If you know me, this statement is not a surprise: I get intense about making music with technical excellence.  In rehearsals I really push ensembles to reach farther artistically than they ever thought they could.  I've never psychoanalyzed it, but I suppose it has something to do with the idea that if we dig deeper and find more of ourselves to put into our artistic creation, then the product has more meaning.  I don't know if I can look at myself in the mirror and honestly say that has always been the case.  This blog is not a confessional, but I can admit some of the times I really pushed an ensemble for technical mastery it has been more about what I wanted and less about what I wanted singers to experience.  In hindsight, those moments left me feeling really shallow and unfulfilled.  Now I can recognize quicker if I am traveling down that dark path.  If so, I try to employ a few of these strategies:

1.  Share an experience about myself and how the music we're learning helps me understand that experience.  It may be about family, or life, or thoughts on death.  But if I can't articulate in a vulnerable way to my singers how I feel while making music, how can they be invited to engage their feelings?  I don't often ask for singers to share those feelings, but I always welcome them when they share with me.  If it is after a rehearsal when someone emails me or tells me a story personally, I really stay in the moment with that singer.  I may ask them if I can share their testimony with the choir, even if anonymously.  And I always respect their answer!

2. Try to share an insight from the composer's perspective.  Sometimes this is easy, like a newer work when I just call or write the composer and ask for some information.  With classic works where the composer has been dead for 100s of years... that's more difficult.  Sometimes I share what life was like then for people, or for musicians.  We try to understand the environment from where the music came, and then try to make connections.
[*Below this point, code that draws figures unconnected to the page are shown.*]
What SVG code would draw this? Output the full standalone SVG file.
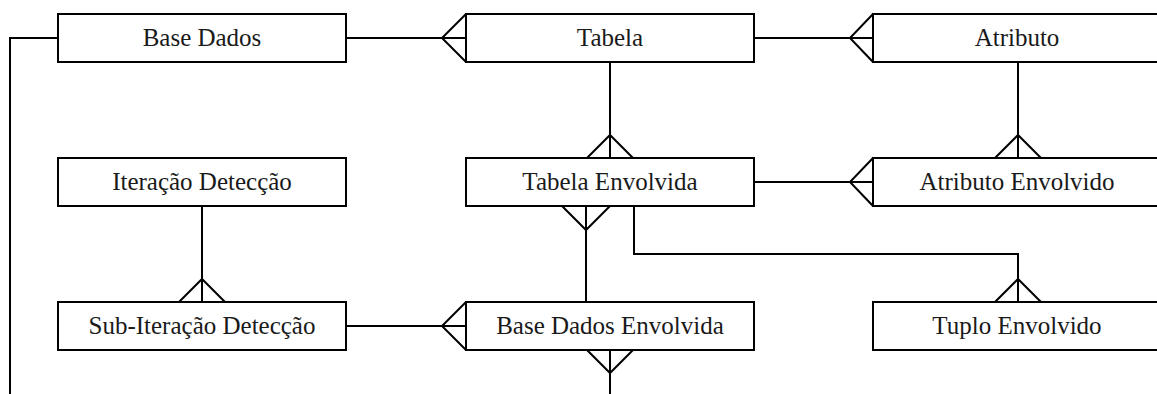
<svg xmlns="http://www.w3.org/2000/svg" width="1157" height="394" viewBox="0 0 1157 394">
  <style>
    .box { fill: #ffffff; stroke: #000000; stroke-width: 2; }
    .lbl { font-family: "Liberation Serif", "Times New Roman", serif; font-size: 25px; fill: #1a1a1a; text-anchor: middle; }
    .ln { fill: none; stroke: #000000; stroke-width: 2; stroke-linejoin: miter; }
  </style>
  <rect width="1157" height="394" fill="#ffffff"/>

  <!-- relationship lines with crow's-foot ends -->
  <g id="connectors" class="ln">
    <!-- Base Dados: outgoing line down the left margin -->
    <path d="M58 38 H10 V394"/>
    <!-- Base Dados -> Tabela -->
    <path d="M346 38 H466 M466 14 L442 38 L466 62"/>
    <!-- Tabela -> Atributo -->
    <path d="M754 38 H873 M873 14 L850 38 L873 62"/>
    <!-- Tabela -> Tabela Envolvida -->
    <path d="M610 62 V158 M587 158 L610 135 L633 158"/>
    <!-- Atributo -> Atributo Envolvido -->
    <path d="M1018 62 V158 M995 158 L1018 135 L1041 158"/>
    <!-- Tabela Envolvida -> Atributo Envolvido -->
    <path d="M754 182 H873 M873 158 L850 182 L873 206"/>
    <!-- Base Dados Envolvida -> Tabela Envolvida -->
    <path d="M586 206 V302 M562 206 L586 230 L610 206"/>
    <!-- Tabela Envolvida -> Tuplo Envolvido -->
    <path d="M634 206 V254 H1018 V302 M995 302 L1018 279 L1041 302"/>
    <!-- Iteração Detecção -> Sub-Iteração Detecção -->
    <path d="M202 206 V302 M179 302 L202 279 L225 302"/>
    <!-- Sub-Iteração Detecção -> Base Dados Envolvida -->
    <path d="M346 326 H466 M466 302 L442 326 L466 350"/>
    <!-- Base Dados Envolvida: outgoing line to the bottom -->
    <path d="M610 350 V394 M587 350 L610 373 L633 350"/>
  </g>

  <g id="base-dados">
    <rect class="box" x="58" y="14" width="288" height="48"/>
    <text class="lbl" x="202" y="46">Base Dados</text>
  </g>
  <g id="tabela">
    <rect class="box" x="466" y="14" width="288" height="48"/>
    <text class="lbl" x="610" y="46">Tabela</text>
  </g>
  <g id="atributo">
    <rect class="box" x="873" y="14" width="288" height="48"/>
    <text class="lbl" x="1017" y="46">Atributo</text>
  </g>
  <g id="iteracao-deteccao">
    <rect class="box" x="58" y="158" width="288" height="48"/>
    <text class="lbl" x="202" y="190">Iteração Detecção</text>
  </g>
  <g id="tabela-envolvida">
    <rect class="box" x="466" y="158" width="288" height="48"/>
    <text class="lbl" x="610" y="190">Tabela Envolvida</text>
  </g>
  <g id="atributo-envolvido">
    <rect class="box" x="873" y="158" width="288" height="48"/>
    <text class="lbl" x="1017" y="190">Atributo Envolvido</text>
  </g>
  <g id="sub-iteracao-deteccao">
    <rect class="box" x="58" y="302" width="288" height="48"/>
    <text class="lbl" x="202" y="334">Sub-Iteração Detecção</text>
  </g>
  <g id="base-dados-envolvida">
    <rect class="box" x="466" y="302" width="288" height="48"/>
    <text class="lbl" x="610" y="334">Base Dados Envolvida</text>
  </g>
  <g id="tuplo-envolvido">
    <rect class="box" x="873" y="302" width="288" height="48"/>
    <text class="lbl" x="1017" y="334">Tuplo Envolvido</text>
  </g>
</svg>
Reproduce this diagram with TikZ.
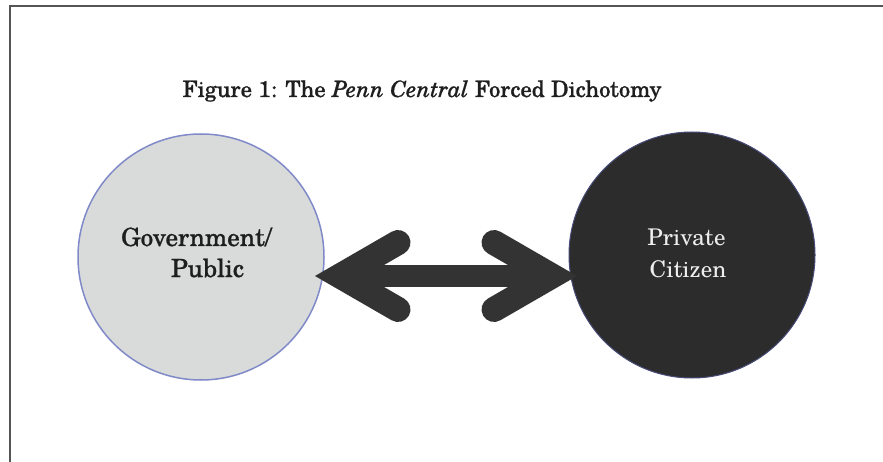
\documentclass[tikz,border=0pt]{standalone}
\usepackage{fontspec}
\setmainfont{TeX Gyre Schola}
\newfontfamily\heavyschola{TeX Gyre Schola}[FakeBold=0.9]
\usetikzlibrary{calc}
\definecolor{framegray}{RGB}{85,85,85}
\definecolor{govfill}{RGB}{217,219,219}
\definecolor{govedge}{RGB}{128,138,200}
\definecolor{citfill}{RGB}{44,44,44}
\definecolor{citedge}{RGB}{70,75,120}
\definecolor{arrowdark}{RGB}{51,51,51}
\definecolor{textdark}{RGB}{30,30,30}
\definecolor{textlight}{RGB}{238,238,238}
\tikzset{
  bigcircle/.style={circle, minimum size=246pt, inner sep=0pt},
  arrowbody/.style={draw=arrowdark},
  titletext/.style={font=\heavyschola\fontsize{22.6}{28}\selectfont, text=textdark, anchor=base},
  govtext/.style={font=\heavyschola\fontsize{25.1}{30}\selectfont, text=textdark, anchor=base, inner sep=0pt},
  cittext/.style={font=\fontsize{23}{30}\selectfont, text=textlight, anchor=base, inner sep=0pt}
}
\begin{document}
\begin{tikzpicture}[x=1pt,y=-1pt]
\useasboundingbox (0,0) rectangle (883,462);
\fill[white] (0,0) rectangle (883,462);
% frame
\draw[framegray, line width=2.5pt] (10,470) -- (10,6) -- (890,6);
% title
\node[titletext] (title) at (422,97) {Figure 1: The \textit{Penn Central} Forced Dichotomy};
% circles
\node[bigcircle, fill=govfill, draw=govedge, line width=1.5pt] (gov) at (201,257) {};
\node[bigcircle, fill=citfill, draw=citedge, line width=1pt] (cit) at (692,255) {};
% circle texts
\node[govtext] (gov1) at ($(gov.center)+(-4.5,-11)$) {Government/};
\node[govtext] (gov2) at ($(gov.center)+(6.5,20)$) {Public};
\node[cittext] (cit1) at ($(cit.center)+(-5.5,-9.5)$) {Private};
\node[cittext] (cit2) at ($(cit.center)+(-4,22)$) {Citizen};
% arrow
\coordinate (lt) at (315,276);
\coordinate (rt) at (577,276);
\draw[arrowbody, line width=21pt] ($(lt)+(25,0)$) -- ($(rt)+(-25,0)$);
\draw[arrowbody, line width=25pt, line cap=round, line join=miter]
  ($(lt)+(83,-33.5)$) -- ($(lt)+(25,0)$) -- ($(lt)+(83,33.5)$);
\draw[arrowbody, line width=25pt, line cap=round, line join=miter]
  ($(rt)+(-83,-33.5)$) -- ($(rt)+(-25,0)$) -- ($(rt)+(-83,33.5)$);
\end{tikzpicture}
\end{document}
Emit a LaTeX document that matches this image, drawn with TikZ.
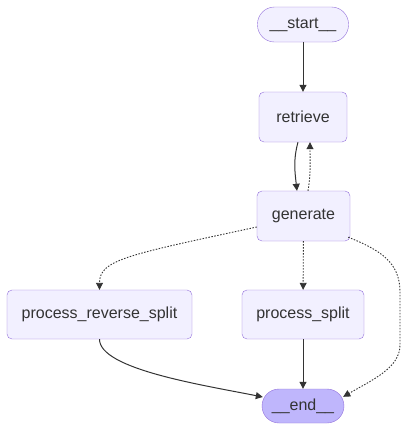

3. Sometimes I just keep pushing, but not because of me.  I remind the singers that we're vessels for the music, and it is our job to create the most accurate representation of the artistic product in order to make powerful moments for people.  That might be an audience, or it might be a fellow singer who has an emptiness that our music can fill.  Every moment, in concert and rehearsal, is a way to let others experience love through our music.

4.  I remind the choir that when we can honestly say we have done EVERYTHING we possibly could technically and share that with hearts of sincerity, then we have used the gifts we were given to make our part of the world a little better.  This should not allow us to draft excuses, but to reflect on our own goals as singers in ensemble.  It tends to unify the mission by allowing each singer to bring his or her own reasons for singing into the final product.  And that's our power: the sum of the whole, greater than the sum of its parts.